Supreme Court Overturns Ban on Trademarking Immoral or Scandalous Words

Supreme Court Overturns Ban on Trademarking Immoral or Scandalous Words
The Supreme Court building in Washington on April 15, 2019. ERIC BARADAT/AFP/Getty Images
Matthew Vadum
Updated:

WASHINGTON—The Supreme Court overturned a ban preventing “immoral” or “scandalous” words and symbols from being trademarked, ruling the prohibition in the Lanham Act violated First Amendment speech protections.

The U.S. Patent and Trademark Office, which administers the intellectual property statute also known as the Trademark Act of 1946, previously rejected a trademark application for the word “F**T” (letters omitted) by clothes-maker and artist Erik Brunetti, who has said F**T stands for “Friends U Can’t Trust.” The designs include shirts, hoodies, and jackets.

Among the shirts is one with a decal featuring an enlarged $100 bill featuring a portrait of Osama bin Laden; others appear with the phrases “We are f**t” and “Fight crime; buy a gun.”

Although Brunetti, who seeks the trademark so he can legally pursue copycats and counterfeiters more easily, insists the word is to be pronounced letter by letter, people commonly pronounce it as if it were the equivalent of a past participle form of a well-known word of profanity.

“That common perception caused difficulties for Brunetti when he tried to register his mark with the U.S. Patent and Trademark Office (PTO),” Justice Elena Kagan wrote in the majority opinion for the court June 24 in Iancu v. Brunetti, in which Justices Clarence Thomas, Samuel Alito, Neil Gorsuch, and Brett Kavanaugh joined.

Kagan wrote that PTO’s examining attorney found the word was “a total vulgar” mark and therefore “unregistrable,” and an appeals board found it “highly offensive,” “vulgar,” and having “decidedly negative sexual connotations.” The board also found that imagery associated with the products offered exhibited “extreme nihilism” and “antisocial” behavior, and that the mark “communicated ‘misogyny, depravity, [and] violence.’”

Nonetheless, the majority of the justices found that the ban on marks such as the one at issue was arbitrary and unconstitutional.

“The ‘immoral or scandalous’ bar is substantially overbroad,” Kagan wrote for the court. “There are a great many immoral and scandalous ideas in the world (even more than there are swearwords), and the Lanham Act covers them all. It therefore violates the First Amendment.”

Other justices wanted to get their views on the record, filing various separate opinions concurring in part and dissenting in part with the majority opinion.

In a concurring opinion, Alito made it clear he wasn’t embracing nihilism.

“Our decision is not based on moral relativism but on the recognition that a law banning speech deemed by government officials to be ‘immoral’ or ’scandalous’ can easily be exploited for illegitimate ends. Our decision does not prevent Congress from adopting a more carefully focused statute that precludes the registration of marks containing vulgar terms that play no real part in the expression of ideas.”

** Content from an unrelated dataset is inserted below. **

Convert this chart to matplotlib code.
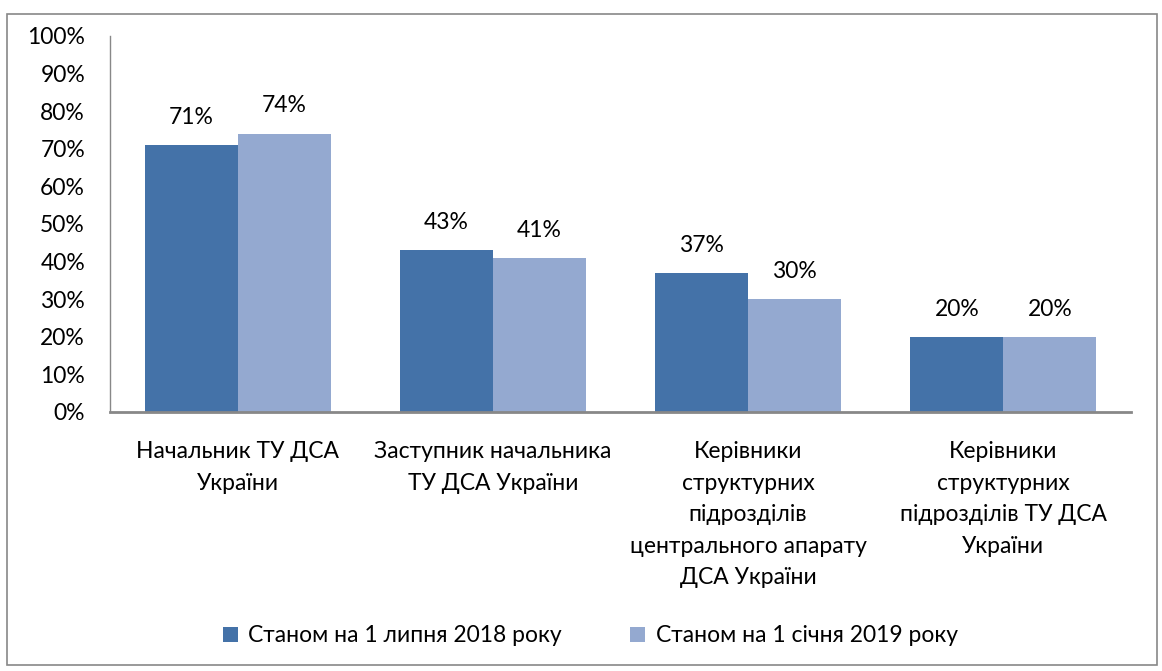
import numpy as np
import matplotlib
matplotlib.use('Agg')
import matplotlib.pyplot as plt
from matplotlib.patches import Rectangle

plt.rcParams['font.family'] = ['Lato', 'DejaVu Sans']

categories = [
    'Начальник ТУ ДСА\nУкраїни',
    'Заступник начальника\nТУ ДСА України',
    'Керівники\nструктурних\nпідрозділів\nцентрального апарату\nДСА України',
    'Керівники\nструктурних\nпідрозділів ТУ ДСА\nУкраїни',
]
series_names = ['Станом на 1 липня 2018 року', 'Станом на 1 січня 2019 року']
values_2018 = [71, 43, 37, 20]
values_2019 = [74, 41, 30, 20]
colors = ['#4472A8', '#94A9D0']

FS = 16.5

fig = plt.figure(figsize=(11.62, 6.71), dpi=100)
ax = fig.add_axes([110 / 1162, 1 - 412 / 671, 1021 / 1162, 376 / 671])

x = np.arange(len(categories))
w = 0.364
bars1 = ax.bar(x - w / 2, values_2018, w, color=colors[0], label=series_names[0])
bars2 = ax.bar(x + w / 2, values_2019, w, color=colors[1], label=series_names[1])

for bars in (bars1, bars2):
    for b in bars:
        ax.annotate(f'{b.get_height():.0f}%', (b.get_x() + b.get_width() / 2, b.get_height()),
                    xytext=(0, 20), textcoords='offset points',
                    ha='center', va='center', fontsize=FS, color='black')

ax.set_xlim(-0.5, len(categories) - 0.5)
ax.set_ylim(0, 100)
ax.set_yticks(range(0, 101, 10))
ax.set_yticklabels([f'{v}%' for v in range(0, 101, 10)], fontsize=FS)
ax.set_xticks(x)
ax.set_xticklabels(categories, fontsize=FS, linespacing=1.62)
ax.tick_params(axis='y', length=0, pad=18)
ax.tick_params(axis='x', length=0, pad=21)

for s in ('top', 'right'):
    ax.spines[s].set_visible(False)
ax.spines['left'].set_color('#888888')
ax.spines['left'].set_linewidth(1)
ax.spines['bottom'].set_color('#888888')
ax.spines['bottom'].set_linewidth(2)

fig.legend(loc='center', bbox_to_anchor=(0.508, 1 - 636 / 671), ncol=2, frameon=False,
           fontsize=FS, handlelength=0.65, handleheight=0.65, handletextpad=0.45,
           columnspacing=3.0)

fig.patches.append(Rectangle((7 / 1162, 1 - 665 / 671), 1150 / 1162, 651 / 671,
                             transform=fig.transFigure, fill=False,
                             edgecolor='#888888', linewidth=1.2))

fig.savefig('out.png', dpi=100)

Chief Justice John Roberts wrote in a separate opinion that the government, “meanwhile, has an interest in not associating itself with trademarks whose content is obscene, vulgar, or profane ... The First Amendment protects the freedom of speech; it does not require the Government to give aid and comfort to those using obscene, vulgar, and profane modes of expression.”

Brunetti’s case seems to have gotten an assist from the Supreme Court, when it ruled in another First Amendment case, Matal v. Tam in 2017, that an Asian American band called The Slants couldn’t be refused trademark protection because its name is viewed as racially disparaging. The band said it used the name to reclaim a racial slur.

A member of the band sued after the PTO declined the registration and refused its appeal, referencing the Lanham Act, which precludes any trademark that could, in the words of the Supreme Court’s ruling, “disparage ... or bring ... into [contempt] or disrepute” any “persons, living or dead.”

“The disparagement clause violates the First Amendment’s Free Speech Clause,” Alito wrote for the court. “Contrary to the Government’s contention, trademarks are private, not government speech.”